Task to complete: Repeat what the lines below say, word for word, and skip every image.

Data lines:
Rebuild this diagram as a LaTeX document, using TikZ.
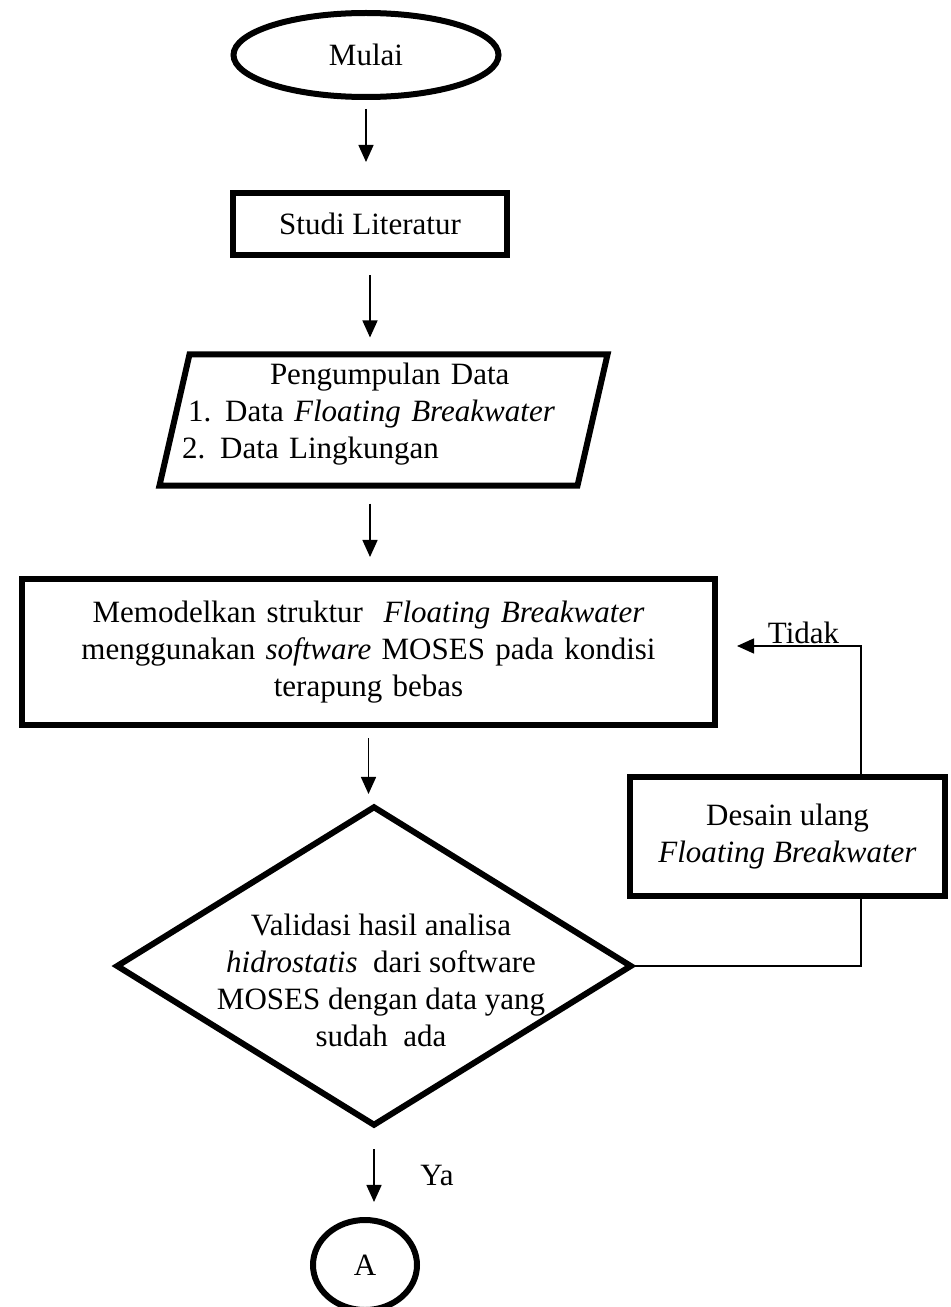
\documentclass[tikz,border=0pt]{standalone}
\usepackage{fontspec}
\setmainfont{Liberation Serif}
\usetikzlibrary{shapes.geometric,arrows.meta,calc}
\newlength{\pxu}
\setlength{\pxu}{0.387pt}

\begin{document}
\begin{tikzpicture}[x=0.387pt,y=-0.387pt,
    font=\fontsize{12}{14.3}\selectfont,
    thickline/.style={line width=6\pxu},
    flowbox/.style={draw,thickline,rectangle,inner sep=0pt,align=center},
    flowarrow/.style={line width=1.7\pxu,-{Triangle[length=6.6pt,width=5.8pt]}},
    flowline/.style={line width=1.5\pxu}]
  \useasboundingbox (0,0) rectangle (950,1307);
  \clip (0,0) rectangle (950,1307);
  % start
  \node[draw,thickline,ellipse,minimum width=265\pxu,minimum height=84\pxu,inner sep=0pt] (mulai) at (366,55) {Mulai};
  \node[flowbox,minimum width=274\pxu,minimum height=62\pxu] (studi) at (370,224) {Studi Literatur};
  % input data
  \node[minimum width=417\pxu,minimum height=130\pxu,inner sep=0pt] (data) at (383.5,420) {};
  \draw[thickline] ($(data.north west)+(15,0)$) -- ($(data.north east)+(15,0)$)
    -- ($(data.south east)+(-15,0)$) -- ($(data.south west)+(-15,0)$) -- cycle;
  \node[align=left,text width=417\pxu,inner sep=0pt] (datatxt) at (383.5,414.5)
    {\hspace*{95\pxu}Pengumpulan Data\\
     \hspace*{13\pxu}1.\hspace{14\pxu}Data \textit{Floating Breakwater}\\
     \hspace*{7\pxu}2.\hspace{15\pxu}Data Lingkungan};
  % model
  \node[flowbox,minimum width=693\pxu,minimum height=146\pxu,text width=680\pxu] (model) at (368.5,652)
    {Memodelkan struktur\ \ \textit{Floating Breakwater}\\
     menggunakan \textit{software} MOSES pada kondisi\\
     terapung bebas};
  % validasi
  \node[draw,thickline,diamond,minimum width=516\pxu,minimum height=320\pxu,inner sep=0pt] (cek) at (374,966) {};
  \node[align=center] (cektxt) at (381,980)
    {Validasi hasil analisa\\
     \textit{hidrostatis}\ \ dari software\\
     MOSES dengan data yang\\
     sudah\ \ ada};
  \node[flowbox,minimum width=315\pxu,minimum height=119\pxu] (desain) at (787.5,836.5)
    {Desain ulang\\\textit{Floating Breakwater}};
  \node[draw,thickline,ellipse,minimum width=104\pxu,minimum height=90\pxu,inner sep=0pt] (konektor) at (365,1265) {A};

  % arrows
  \draw[flowarrow,shorten <=9\pxu,shorten >=28\pxu] (mulai.south) -- (mulai.south |- studi.north);
  \draw[flowarrow,shorten <=17\pxu,shorten >=17\pxu] (studi.south) -- (studi.south |- data.north);
  \draw[flowarrow,shorten <=18\pxu,shorten >=19\pxu] (studi.south |- data.south) -- (studi.south |- model.north);
  \draw[flowarrow,shorten <=10\pxu,shorten >=9\pxu] (model.south) -- (model.south |- cek.north);
  \draw[flowarrow,shorten <=20\pxu,shorten >=15\pxu] (cek.south) -- (cek.south |- konektor.north);
  \node[anchor=base] (ya) at (437,1185) {Ya};

  % loop back
  \coordinate (balik) at (861,646);
  \coordinate (balikujung) at (737,646);
  \draw[flowline] (cek.east) -| (desain.south -| balik);
  \draw[flowarrow] (desain.north -| balik) |- (balikujung);
  \node[anchor=base] (tidak) at (803.5,643) {Tidak};
\end{tikzpicture}
\end{document}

Output of the task:
Rebuild this diagram as a LaTeX document, using TikZ.
\documentclass[tikz,border=0pt]{standalone}
\usepackage{fontspec}
\setmainfont{Liberation Serif}
\usetikzlibrary{shapes.geometric,arrows.meta,calc}
\newlength{\pxu}
\setlength{\pxu}{0.387pt}

\begin{document}
\begin{tikzpicture}[x=0.387pt,y=-0.387pt,
    font=\fontsize{12}{14.3}\selectfont,
    thickline/.style={line width=6\pxu},
    flowbox/.style={draw,thickline,rectangle,inner sep=0pt,align=center},
    flowarrow/.style={line width=1.7\pxu,-{Triangle[length=6.6pt,width=5.8pt]}},
    flowline/.style={line width=1.5\pxu}]
  \useasboundingbox (0,0) rectangle (950,1307);
  \clip (0,0) rectangle (950,1307);
  % start
  \node[draw,thickline,ellipse,minimum width=265\pxu,minimum height=84\pxu,inner sep=0pt] (mulai) at (366,55) {Mulai};
  \node[flowbox,minimum width=274\pxu,minimum height=62\pxu] (studi) at (370,224) {Studi Literatur};
  % input data
  \node[minimum width=417\pxu,minimum height=130\pxu,inner sep=0pt] (data) at (383.5,420) {};
  \draw[thickline] ($(data.north west)+(15,0)$) -- ($(data.north east)+(15,0)$)
    -- ($(data.south east)+(-15,0)$) -- ($(data.south west)+(-15,0)$) -- cycle;
  \node[align=left,text width=417\pxu,inner sep=0pt] (datatxt) at (383.5,414.5)
    {\hspace*{95\pxu}Pengumpulan Data\\
     \hspace*{13\pxu}1.\hspace{14\pxu}Data \textit{Floating Breakwater}\\
     \hspace*{7\pxu}2.\hspace{15\pxu}Data Lingkungan};
  % model
  \node[flowbox,minimum width=693\pxu,minimum height=146\pxu,text width=680\pxu] (model) at (368.5,652)
    {Memodelkan struktur\ \ \textit{Floating Breakwater}\\
     menggunakan \textit{software} MOSES pada kondisi\\
     terapung bebas};
  % validasi
  \node[draw,thickline,diamond,minimum width=516\pxu,minimum height=320\pxu,inner sep=0pt] (cek) at (374,966) {};
  \node[align=center] (cektxt) at (381,980)
    {Validasi hasil analisa\\
     \textit{hidrostatis}\ \ dari software\\
     MOSES dengan data yang\\
     sudah\ \ ada};
  \node[flowbox,minimum width=315\pxu,minimum height=119\pxu] (desain) at (787.5,836.5)
    {Desain ulang\\\textit{Floating Breakwater}};
  \node[draw,thickline,ellipse,minimum width=104\pxu,minimum height=90\pxu,inner sep=0pt] (konektor) at (365,1265) {A};

  % arrows
  \draw[flowarrow,shorten <=9\pxu,shorten >=28\pxu] (mulai.south) -- (mulai.south |- studi.north);
  \draw[flowarrow,shorten <=17\pxu,shorten >=17\pxu] (studi.south) -- (studi.south |- data.north);
  \draw[flowarrow,shorten <=18\pxu,shorten >=19\pxu] (studi.south |- data.south) -- (studi.south |- model.north);
  \draw[flowarrow,shorten <=10\pxu,shorten >=9\pxu] (model.south) -- (model.south |- cek.north);
  \draw[flowarrow,shorten <=20\pxu,shorten >=15\pxu] (cek.south) -- (cek.south |- konektor.north);
  \node[anchor=base] (ya) at (437,1185) {Ya};

  % loop back
  \coordinate (balik) at (861,646);
  \coordinate (balikujung) at (737,646);
  \draw[flowline] (cek.east) -| (desain.south -| balik);
  \draw[flowarrow] (desain.north -| balik) |- (balikujung);
  \node[anchor=base] (tidak) at (803.5,643) {Tidak};
\end{tikzpicture}
\end{document}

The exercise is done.